To be sure, a case can be made that the patristic consensus is the organic development of seeds planted by Luke and other biblical authors. But it must be kept in mind that the tradition grew not only out of the biblical seed, but also in a post-biblical ground. Both seed and culture contributed to the plant that bloomed, but the culture may have thwarted the growth of some of the seed’s roots and fruits. For example, in his comments on Acts 21:9–10—which names Agabus and Philip’s four daughters as prophets—Pelikan writes, “It does not seem possible on the basis of the existing documentary evidence to date with any precision the decline (or even eventual disappearance) of this distinct ‘prophetic’ office from the range of ministries in the church. But the evidence does suggest that the Montanist movement … was a major factor in bringing such a change.” During this same period, he notes, the term “prophets” in the New Testament came to be interpreted as “biblical prophets, not prophets in the church.” Moreover, the apostolic and prophetic foundation of the church (Ephesians 2:20), came to be understood as referring to “the authority of Scriptures … though only in the context of the total system of authority and continuity, which included the authority of tradition … of the ministerial and episcopal office […], of the creed as rule of faith […], and of the councils of the church […]” (226, internal citations omitted). One wonders whether the demise of prophecy happened so organically, as Pelikan seems to claim, or whether emerging institutions simply crowded out charismatic gifts, then justified their growth by retroactively redefining terms. Given the persistence of charismatic gifts throughout church history, not to mention the persistent tensions between institution and charisma, the relationship between Scripture’s starting point and tradition’s destination is anything but smooth, let alone inevitable.

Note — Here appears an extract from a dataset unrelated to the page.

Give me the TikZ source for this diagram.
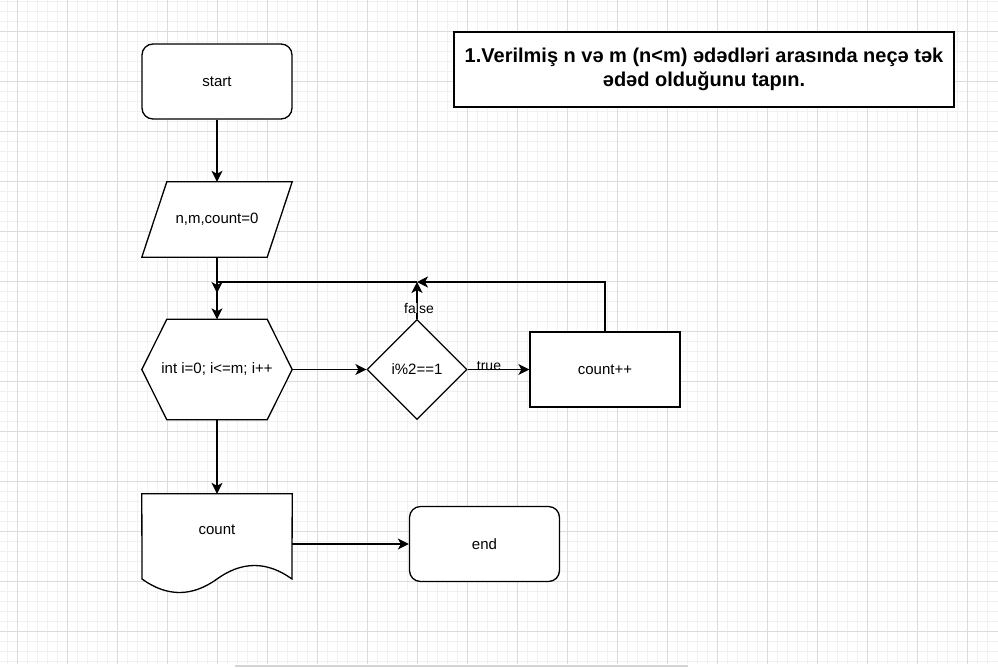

Still, there must be continuity between Acts and early Christianity, or there would have been no reason to retain the book in the New Testament canon. So, yes, “the church really did get it right”—though not easily, not smoothly, and not in every detail, which is why there are still disagreements among those who affirm the Nicene Creed, and why it is important to recur to Scripture as the touchstone of theology. And while a commentary like Pelikan’s is valuable for showing continuity between early Christianity and the patristic consensus, traditional exegetical commentaries still constitute the greater need of readers. For such exegesis, one must look elsewhere than this book.

Book Reviewed
Jaroslav Pelican, Acts, Brazos Theological Commentary on the Bible, ed. R. R. Reno (Grand Rapids, MI: Brazos Press, 2005).